Having a dedicated incident post-mortem is just as important as having a robust incident response plan. The post-mortem is key to understanding exactly what went wrong, why it happened in the first place, and what you can do to avoid it in the future.

It’s an essential document but many organizations either haphazardly put together post-incident notes that live in disparate places or don’t know where to start in creating their own post-mortems. To help, we’re sharing the incident post-mortem template that we use internally.

This template outlines our “sensible default” for documenting any incident, technical or otherwise. We believe it strikes a healthy balance between raw data, human interpretation, and concrete actions. And we say “sensible default” because it’s rare that this will perfectly cover the specific needs of your organization, and that’s fine. Think of this as a launching off point for your own incident post-mortem document.
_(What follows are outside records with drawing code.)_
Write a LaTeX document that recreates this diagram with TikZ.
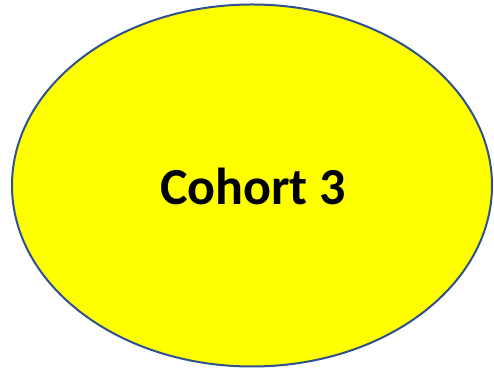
\documentclass[tikz,border=0pt]{standalone}
\usepackage{fontspec}
\setmainfont{Carlito}
\usepackage{tikz}
\usetikzlibrary{shapes.geometric}
\definecolor{cohortyellow}{RGB}{255,255,0}
\definecolor{cohortblue}{RGB}{47,82,143}

\begin{document}
\begin{tikzpicture}[x=1pt,y=1pt]
  \useasboundingbox (0,0) rectangle (494,371);
  \node (cohort) [draw=cohortblue, line width=2pt, fill=cohortyellow, ellipse,
    minimum width=480pt, minimum height=362pt, inner sep=0pt] at (252,185.5) {};
  \node (label) [anchor=base, inner sep=0pt, font=\fontsize{52}{60}\selectfont\bfseries]
    at (253,166) {Cohort 3};
\end{tikzpicture}
\end{document}
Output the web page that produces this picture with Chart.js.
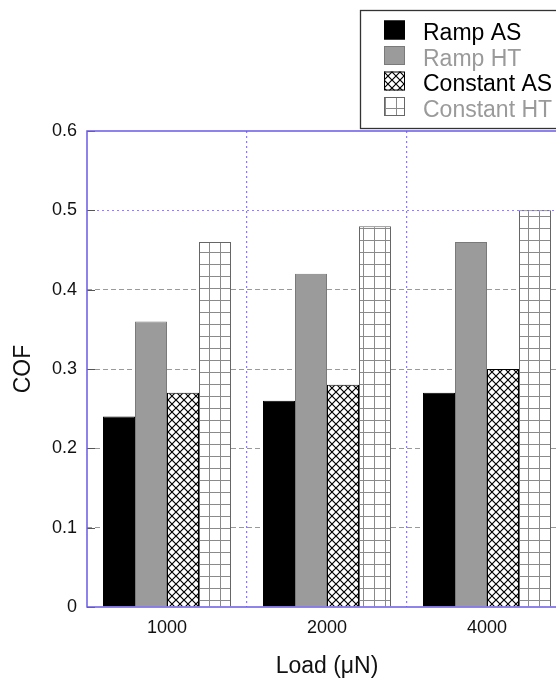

Within each section, we’ve outlined the background on what it’s for, why it’s important, and how we advise you to complete it.


What is an incident post-mortem?

A post-mortem is a document that allows you to better understand the origins and causes of an incident and ultimately learn from your response to it.

Each incident post-mortem should include key information such as start and resolution time, the incident response team and more. The end of the document should be focused on understanding what vulnerabilities allowed the incident to happen in the first place and how to best avoid similar incidents in the future.

💡 Pro tip: while you can use pretty much any document creator for your post-mortems, we highly recommend using something like Notion. Using Notion allows you to drop all of your incident post-mortem documentation into a single database and tag appropriate teammates, set filters, customize views, and truly customize as much as you deem necessary.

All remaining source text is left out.